Fabio Alperowitch: Essa é uma pergunta não tão fácil de responder. Quando a gente olha para um retrato, o Brasil está bem. O Brasil tem uma matriz energética fundamentalmente limpa, tem florestas, não tem muito carvão comparado com outros países. A foto do Brasil é boa, o filme do Brasil é ruim. O Brasil tem florestas, mas tem cada vez menos florestas; não tem muito carvão, mas tem cada vez mais; não tem um mercado de carbono regulado. Os outros países, embora estejam saindo de uma situação pior, eles são cada vez mais verdes. A China é o país com mais reflorestamento no mundo, a Europa tem cada vez menos carvão, entre outros exemplos. A gente sai de um patamar muito bom, mas estamos ladeira abaixo.

IT Forum: Olhando para o seu mercado, você acha que cada vez mais as empresas de investimento vão olhar para isso?

Fabio Alperowitch: Essa é uma dúvida que eu tenho também. Esse era um assunto quase que proibido dentro do mercado financeiro. Até três anos atrás, falar de direitos humanos ou sustentabilidade era muito malvisto. É um assunto que chegou recentemente e não sei que chegou por consciência ou por oportunidade uma vez que o mundo todo está cada vez mais investindo nisso. Aqueles que estão tratando o assunto agora, não sei se entenderam o problema que a gente vive ou se estão vendo de uma maneira oportunista. Se passarem alguns anos, o fluxo não vier para essas pessoas e elas continuarem falando de ESG, eu acho um ótimo sinal.

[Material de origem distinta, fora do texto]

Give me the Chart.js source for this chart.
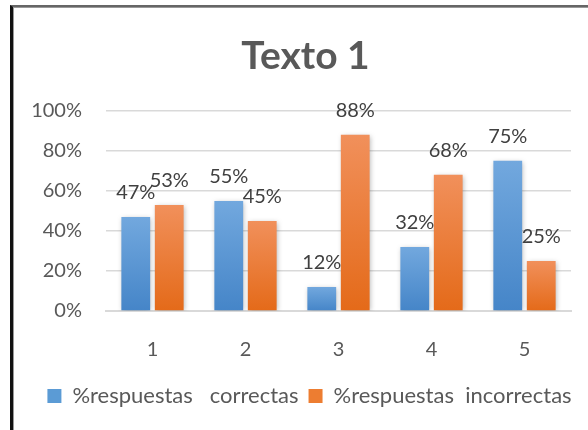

IT Forum: Quem não olhar para sustentabilidade vai perder espaço e se prejudicar financeiramente?

Fabio Alperowitch: Eu não tenho a menor dúvida. A geração Z não vai consumir produtos de racistas, homofóbicos, desmatadores, de quem não tem consciência climática. Também não vai investir ou trabalhar para empresas que não tenham essas questões endereçadas. Então eu acho que as empresas que estejam na contramão disso, vão acabar tendo dificuldade de reter e atrair talentos, de vender seus produtos, ser alvo de investimentos e assim sucessivamente.